Politics
Senate blocks removal of ocean monitoring network after bipartisan push
Deep-sea sensors that help track ocean circulation, extreme weather, climate change and marine conditions were poised to come out of the water until a bipartisan Senate push forced a reversal. The Ocean Observatories Initiative, a network of more than 900 instruments built at a cost of about $368 million to $386 million, had been operating since 2016 and was designed to run for roughly three decades.
The Senate passed a bipartisan bill on Wednesday to block the National Science Foundation’s plan to remove most of the network’s instruments from waters off Oregon, Washington, Alaska, North Carolina, Massachusetts and Greenland. Lawmakers said the first removal had been scheduled for Tuesday off Oregon, a move they argued would have begun dismantling a system meant to continue for another 15 to 20 years.
Sen. Jeff Merkley of Oregon and Sen. Lisa Murkowski of Alaska led the effort, joined by Sheldon Whitehouse, Tammy Baldwin, Patty Murray, Ron Wyden, Edward Markey, Elizabeth Warren, Chris Van Hollen and Maria Cantwell.

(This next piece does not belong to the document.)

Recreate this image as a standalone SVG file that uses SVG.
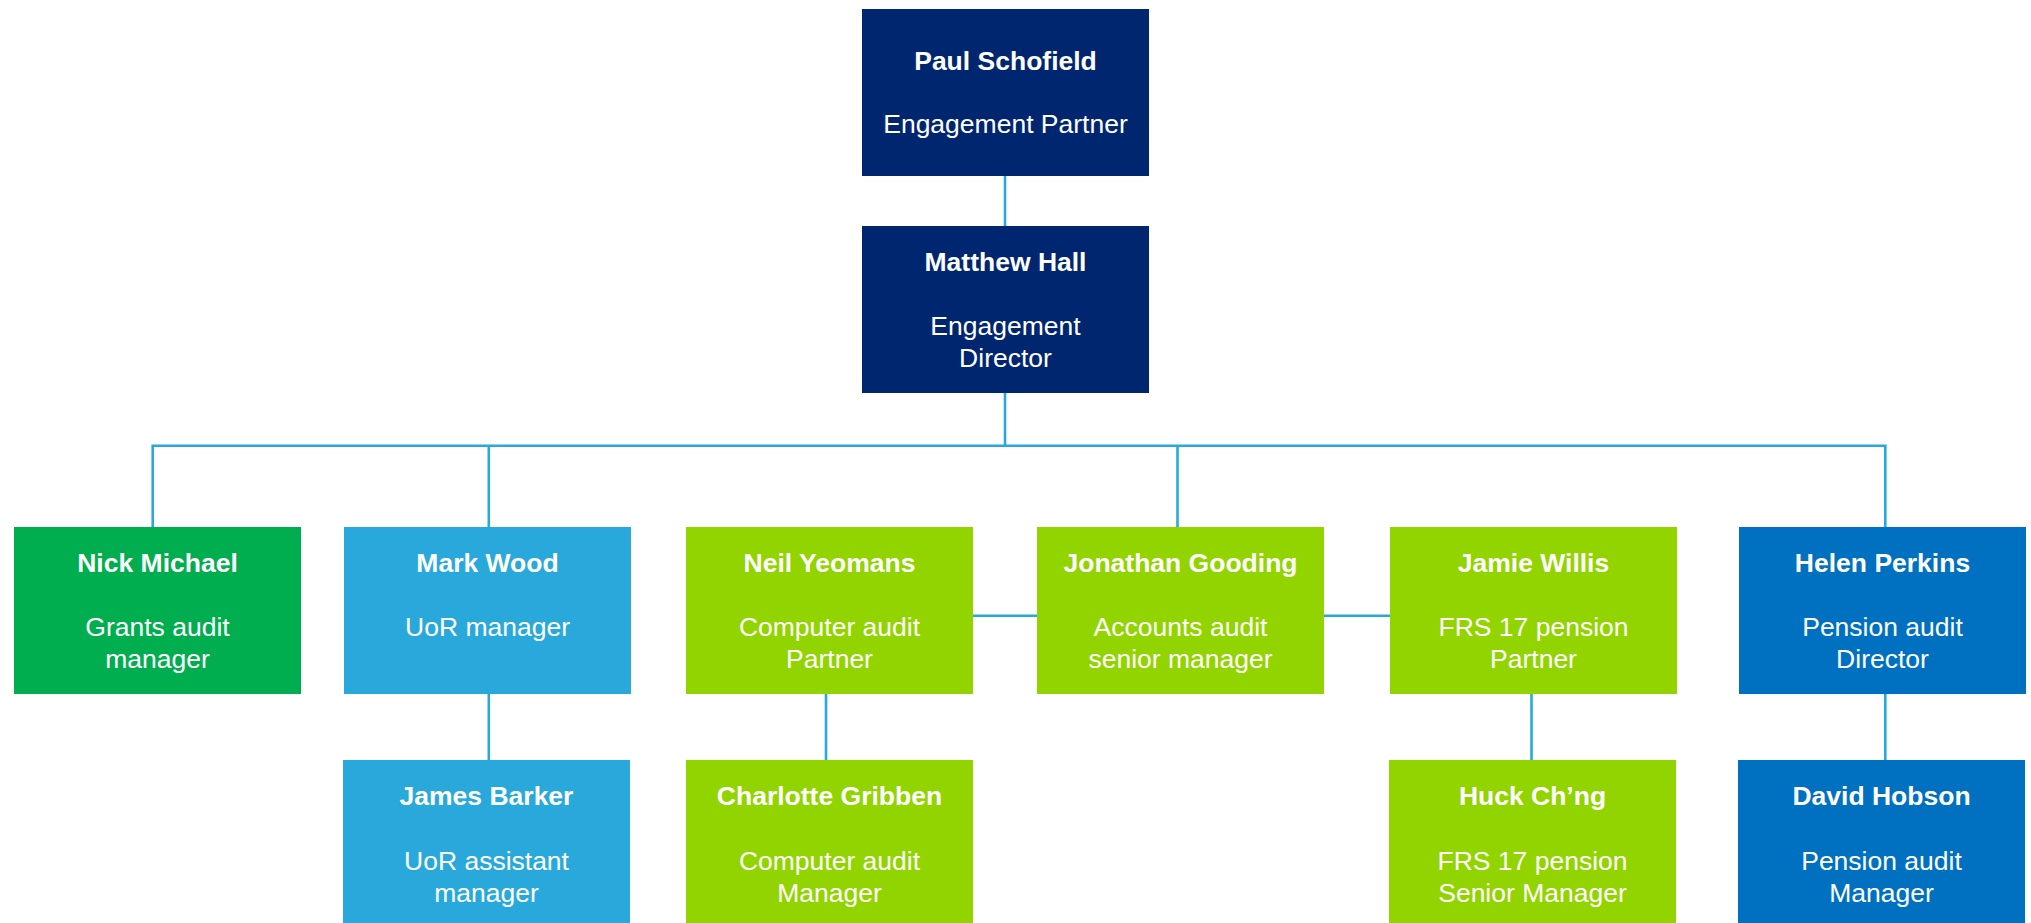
<svg xmlns="http://www.w3.org/2000/svg" width="2031" height="923" viewBox="0 0 2031 923">
  <style>
    .box { stroke: none; }
    .navy { fill: #00266F; }
    .green { fill: #00AE4F; }
    .sky { fill: #29A9DB; }
    .lime { fill: #92D400; }
    .blue { fill: #0070C0; }
    text { font-family: "Liberation Sans", Arial, sans-serif; font-size: 26.5px; fill: #FFFFFF; text-anchor: middle; }
    .name { font-weight: bold; }
    .link { stroke: #29A9DB; stroke-width: 2.6; fill: none; }
  </style>
  <rect width="2031" height="923" fill="#FFFFFF"/>

  <g id="connectors">
    <path class="link" d="M1005 176 V226"/>
    <path class="link" d="M1005 393 V445.7"/>
    <path class="link" d="M152.7 527 V445.7 H1885.3 V527"/>
    <path class="link" d="M488.8 445.7 V527"/>
    <path class="link" d="M1177.5 445.7 V527"/>
    <path class="link" d="M973 615.7 H1037"/>
    <path class="link" d="M1324 615.7 H1390"/>
    <path class="link" d="M488.8 693.7 V760"/>
    <path class="link" d="M826 693.7 V760"/>
    <path class="link" d="M1531.5 693.7 V760"/>
    <path class="link" d="M1885.3 693.7 V760"/>
  </g>

  <g id="paul-schofield">
    <rect class="box navy" x="862" y="9" width="287" height="167"/>
    <text class="name" x="1005.5" y="70">Paul Schofield</text>
    <text x="1005.5" y="133.3">Engagement Partner</text>
  </g>

  <g id="matthew-hall">
    <rect class="box navy" x="862" y="226" width="287" height="167"/>
    <text class="name" x="1005.5" y="271">Matthew Hall</text>
    <text x="1005.5" y="334.5">Engagement</text>
    <text x="1005.5" y="366.5">Director</text>
  </g>

  <g id="nick-michael">
    <rect class="box green" x="14" y="527" width="287" height="167"/>
    <text class="name" x="157.5" y="572">Nick Michael</text>
    <text x="157.5" y="636">Grants audit</text>
    <text x="157.5" y="668">manager</text>
  </g>

  <g id="mark-wood">
    <rect class="box sky" x="344" y="527" width="287" height="167"/>
    <text class="name" x="487.5" y="572">Mark Wood</text>
    <text x="487.5" y="636">UoR manager</text>
  </g>

  <g id="neil-yeomans">
    <rect class="box lime" x="686" y="527" width="287" height="167"/>
    <text class="name" x="829.5" y="572">Neil Yeomans</text>
    <text x="829.5" y="636">Computer audit</text>
    <text x="829.5" y="668">Partner</text>
  </g>

  <g id="jonathan-gooding">
    <rect class="box lime" x="1037" y="527" width="287" height="167"/>
    <text class="name" x="1180.5" y="572">Jonathan Gooding</text>
    <text x="1180.5" y="636">Accounts audit</text>
    <text x="1180.5" y="668">senior manager</text>
  </g>

  <g id="jamie-willis">
    <rect class="box lime" x="1390" y="527" width="287" height="167"/>
    <text class="name" x="1533.5" y="572">Jamie Willis</text>
    <text x="1533.5" y="636">FRS 17 pension</text>
    <text x="1533.5" y="668">Partner</text>
  </g>

  <g id="helen-perkins">
    <rect class="box blue" x="1739" y="527" width="287" height="167"/>
    <text class="name" x="1882.5" y="572">Helen Perkins</text>
    <text x="1882.5" y="636">Pension audit</text>
    <text x="1882.5" y="668">Director</text>
  </g>

  <g id="james-barker">
    <rect class="box sky" x="343" y="760" width="287" height="167"/>
    <text class="name" x="486.5" y="805">James Barker</text>
    <text x="486.5" y="869.5">UoR assistant</text>
    <text x="486.5" y="901.5">manager</text>
  </g>

  <g id="charlotte-gribben">
    <rect class="box lime" x="686" y="760" width="287" height="167"/>
    <text class="name" x="829.5" y="805">Charlotte Gribben</text>
    <text x="829.5" y="869.5">Computer audit</text>
    <text x="829.5" y="901.5">Manager</text>
  </g>

  <g id="huck-chng">
    <rect class="box lime" x="1389" y="760" width="287" height="167"/>
    <text class="name" x="1532.5" y="805">Huck Ch’ng</text>
    <text x="1532.5" y="869.5">FRS 17 pension</text>
    <text x="1532.5" y="901.5">Senior Manager</text>
  </g>

  <g id="david-hobson">
    <rect class="box blue" x="1738" y="760" width="287" height="167"/>
    <text class="name" x="1881.5" y="805">David Hobson</text>
    <text x="1881.5" y="869.5">Pension audit</text>
    <text x="1881.5" y="901.5">Manager</text>
  </g>
</svg>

They said the project’s data are freely available and have supported more than 500 scientific publications, giving researchers and public agencies a live feed on ocean circulation, marine ecosystems, ocean chemistry, water temperature, salinity, wave action and El Niño.

The lawmakers said the National Science Foundation moved without warning and without scientific review. House Democrats, including Reps. Zoe Lofgren and Jared Huffman, separately accused the agency of acting illegally after it quietly posted its intent to remove four of the five currently operating arrays on May 21, 2026. They warned that losing 80 percent of the project would threaten coastal communities, fisheries and national emergency preparedness.
The stakes were especially high in Alaska, where the observatory helps fishery managers and coastal hazard planners. The state’s commercial seafood industry is valued at $5.3 billion and supports nearly 42,000 jobs, making the loss of real-time ocean data more than an academic dispute as salmon crashes, crab collapses and repeated marine heat waves strain coastal economies.

The National Science Foundation has described the move as a “descoping” tied to evolving scientific priorities and emerging technologies, while saying previously collected data would remain accessible. But the National Academies warned that removing the deep-sea infrastructure could leave the United States without the information needed to understand El Niño, assess fisheries impacts and navigate Arctic national security concerns. For lawmakers from both parties, the network was not a luxury experiment but basic national infrastructure, and the Senate vote put that judgment on record.